• TASK DESCRIPTION
Gather every line below where "this" appears.
-- SUPPLIED MATERIAL start --
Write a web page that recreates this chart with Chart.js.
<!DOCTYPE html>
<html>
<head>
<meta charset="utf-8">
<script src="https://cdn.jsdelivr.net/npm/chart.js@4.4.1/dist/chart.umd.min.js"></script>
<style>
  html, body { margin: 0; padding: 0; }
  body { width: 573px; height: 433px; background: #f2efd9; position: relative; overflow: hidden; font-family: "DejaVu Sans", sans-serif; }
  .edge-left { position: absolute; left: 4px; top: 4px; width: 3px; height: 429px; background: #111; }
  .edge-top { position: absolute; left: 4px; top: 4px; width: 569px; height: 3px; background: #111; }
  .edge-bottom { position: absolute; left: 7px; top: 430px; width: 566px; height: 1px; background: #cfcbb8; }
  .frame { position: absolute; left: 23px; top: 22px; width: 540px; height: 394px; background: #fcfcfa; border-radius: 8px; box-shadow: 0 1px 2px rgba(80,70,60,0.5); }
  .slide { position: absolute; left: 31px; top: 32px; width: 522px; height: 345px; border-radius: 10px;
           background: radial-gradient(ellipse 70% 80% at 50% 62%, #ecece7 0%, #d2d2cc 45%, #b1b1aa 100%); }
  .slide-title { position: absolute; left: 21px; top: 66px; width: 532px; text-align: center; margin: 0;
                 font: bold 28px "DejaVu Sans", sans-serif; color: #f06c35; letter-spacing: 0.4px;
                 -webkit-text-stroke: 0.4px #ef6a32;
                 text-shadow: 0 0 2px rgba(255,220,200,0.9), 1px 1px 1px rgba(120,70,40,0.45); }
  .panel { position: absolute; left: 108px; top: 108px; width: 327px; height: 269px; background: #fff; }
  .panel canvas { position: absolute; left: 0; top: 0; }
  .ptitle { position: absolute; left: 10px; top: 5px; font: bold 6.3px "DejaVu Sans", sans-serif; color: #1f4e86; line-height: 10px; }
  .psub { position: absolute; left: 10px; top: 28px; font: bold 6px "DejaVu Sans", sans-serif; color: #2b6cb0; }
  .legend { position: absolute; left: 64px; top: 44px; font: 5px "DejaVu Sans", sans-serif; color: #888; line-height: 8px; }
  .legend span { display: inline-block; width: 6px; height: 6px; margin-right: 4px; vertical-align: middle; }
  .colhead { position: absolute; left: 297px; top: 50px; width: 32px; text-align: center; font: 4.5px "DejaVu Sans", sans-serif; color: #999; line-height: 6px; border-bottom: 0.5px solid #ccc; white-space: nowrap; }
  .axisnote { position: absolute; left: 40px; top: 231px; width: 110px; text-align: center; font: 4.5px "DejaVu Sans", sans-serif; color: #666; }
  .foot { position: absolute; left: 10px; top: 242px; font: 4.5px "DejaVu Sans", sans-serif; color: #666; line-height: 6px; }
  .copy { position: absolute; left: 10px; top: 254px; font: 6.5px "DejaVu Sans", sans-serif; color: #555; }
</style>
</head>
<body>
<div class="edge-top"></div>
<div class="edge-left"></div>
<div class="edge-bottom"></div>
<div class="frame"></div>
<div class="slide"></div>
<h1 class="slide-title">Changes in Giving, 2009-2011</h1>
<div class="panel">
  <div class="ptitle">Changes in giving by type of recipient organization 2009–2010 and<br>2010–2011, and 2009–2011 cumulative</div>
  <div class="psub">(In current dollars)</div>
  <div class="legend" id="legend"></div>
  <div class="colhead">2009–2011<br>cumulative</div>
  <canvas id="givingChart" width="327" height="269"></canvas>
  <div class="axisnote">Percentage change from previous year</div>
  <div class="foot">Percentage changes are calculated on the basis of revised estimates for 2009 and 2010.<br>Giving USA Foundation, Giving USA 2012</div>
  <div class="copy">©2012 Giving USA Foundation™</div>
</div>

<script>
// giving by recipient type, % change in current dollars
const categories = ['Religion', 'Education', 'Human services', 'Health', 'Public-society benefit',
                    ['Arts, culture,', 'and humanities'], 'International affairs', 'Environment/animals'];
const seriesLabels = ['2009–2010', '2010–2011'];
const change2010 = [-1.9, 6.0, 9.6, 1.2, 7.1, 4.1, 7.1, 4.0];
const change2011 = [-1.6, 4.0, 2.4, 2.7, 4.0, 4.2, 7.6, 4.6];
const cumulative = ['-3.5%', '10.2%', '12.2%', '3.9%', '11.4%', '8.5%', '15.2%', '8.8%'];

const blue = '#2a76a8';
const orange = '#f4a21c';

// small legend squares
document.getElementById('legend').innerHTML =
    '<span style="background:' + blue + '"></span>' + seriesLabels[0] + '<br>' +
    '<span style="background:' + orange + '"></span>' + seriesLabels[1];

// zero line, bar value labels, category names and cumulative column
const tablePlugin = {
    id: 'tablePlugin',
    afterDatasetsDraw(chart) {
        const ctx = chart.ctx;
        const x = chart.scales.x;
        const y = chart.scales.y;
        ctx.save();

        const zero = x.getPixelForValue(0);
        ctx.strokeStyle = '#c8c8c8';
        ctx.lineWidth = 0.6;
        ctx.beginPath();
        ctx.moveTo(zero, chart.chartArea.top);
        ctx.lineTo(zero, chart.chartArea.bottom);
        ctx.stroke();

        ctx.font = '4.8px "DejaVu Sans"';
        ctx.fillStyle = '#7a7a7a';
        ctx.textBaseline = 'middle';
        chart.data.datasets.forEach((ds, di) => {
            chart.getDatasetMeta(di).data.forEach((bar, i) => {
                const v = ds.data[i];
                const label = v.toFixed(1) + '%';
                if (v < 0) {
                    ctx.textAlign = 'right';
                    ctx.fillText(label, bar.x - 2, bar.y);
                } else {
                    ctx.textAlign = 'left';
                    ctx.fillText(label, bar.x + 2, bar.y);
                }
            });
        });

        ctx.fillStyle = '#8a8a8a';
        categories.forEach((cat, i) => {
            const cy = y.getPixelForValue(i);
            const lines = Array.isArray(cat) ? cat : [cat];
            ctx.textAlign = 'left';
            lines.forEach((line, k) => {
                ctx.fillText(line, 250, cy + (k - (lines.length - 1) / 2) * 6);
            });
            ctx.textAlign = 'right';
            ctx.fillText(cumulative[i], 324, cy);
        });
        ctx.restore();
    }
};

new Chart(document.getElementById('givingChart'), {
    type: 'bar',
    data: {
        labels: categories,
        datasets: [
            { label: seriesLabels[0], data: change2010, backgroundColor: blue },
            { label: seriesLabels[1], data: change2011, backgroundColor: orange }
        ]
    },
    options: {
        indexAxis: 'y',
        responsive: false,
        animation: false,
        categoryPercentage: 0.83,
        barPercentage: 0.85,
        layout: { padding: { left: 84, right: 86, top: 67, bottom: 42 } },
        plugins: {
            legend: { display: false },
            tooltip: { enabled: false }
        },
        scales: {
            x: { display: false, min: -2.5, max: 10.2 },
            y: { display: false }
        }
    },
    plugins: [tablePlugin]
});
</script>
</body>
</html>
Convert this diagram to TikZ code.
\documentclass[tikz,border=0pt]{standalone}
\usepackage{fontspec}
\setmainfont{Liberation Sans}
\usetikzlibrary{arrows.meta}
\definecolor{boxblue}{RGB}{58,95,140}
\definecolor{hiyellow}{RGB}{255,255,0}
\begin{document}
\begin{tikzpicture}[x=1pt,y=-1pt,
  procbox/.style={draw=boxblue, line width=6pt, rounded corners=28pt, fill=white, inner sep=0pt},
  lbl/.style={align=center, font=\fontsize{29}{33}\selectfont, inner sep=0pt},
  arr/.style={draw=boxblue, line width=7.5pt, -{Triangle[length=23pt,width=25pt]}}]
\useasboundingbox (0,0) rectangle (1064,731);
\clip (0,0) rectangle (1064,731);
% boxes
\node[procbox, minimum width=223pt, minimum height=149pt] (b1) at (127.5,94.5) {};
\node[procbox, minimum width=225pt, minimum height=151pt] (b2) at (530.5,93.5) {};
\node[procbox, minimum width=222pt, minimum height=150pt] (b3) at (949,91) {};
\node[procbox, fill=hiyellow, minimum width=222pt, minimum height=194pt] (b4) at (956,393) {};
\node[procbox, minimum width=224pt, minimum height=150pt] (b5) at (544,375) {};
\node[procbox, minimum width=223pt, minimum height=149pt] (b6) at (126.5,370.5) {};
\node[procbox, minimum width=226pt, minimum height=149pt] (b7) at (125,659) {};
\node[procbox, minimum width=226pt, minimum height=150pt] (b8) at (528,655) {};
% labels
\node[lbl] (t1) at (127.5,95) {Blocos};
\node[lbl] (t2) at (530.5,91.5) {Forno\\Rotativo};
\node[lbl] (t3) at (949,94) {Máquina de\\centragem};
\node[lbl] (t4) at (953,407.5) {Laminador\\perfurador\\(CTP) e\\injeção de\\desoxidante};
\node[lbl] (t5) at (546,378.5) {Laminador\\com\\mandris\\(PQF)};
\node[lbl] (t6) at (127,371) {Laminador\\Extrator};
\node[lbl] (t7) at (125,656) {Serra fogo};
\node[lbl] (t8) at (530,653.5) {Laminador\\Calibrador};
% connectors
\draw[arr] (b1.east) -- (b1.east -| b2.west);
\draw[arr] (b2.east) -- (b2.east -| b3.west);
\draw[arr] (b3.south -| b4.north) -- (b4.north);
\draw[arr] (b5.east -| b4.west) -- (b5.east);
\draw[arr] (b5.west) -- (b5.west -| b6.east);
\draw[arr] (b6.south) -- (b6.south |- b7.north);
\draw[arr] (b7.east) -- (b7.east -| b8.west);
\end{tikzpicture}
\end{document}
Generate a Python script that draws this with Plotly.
-- SUPPLIED MATERIAL end --
• COMPLETE RESPONSE
Write a web page that recreates this chart with Chart.js.
Convert this diagram to TikZ code.
Generate a Python script that draws this with Plotly.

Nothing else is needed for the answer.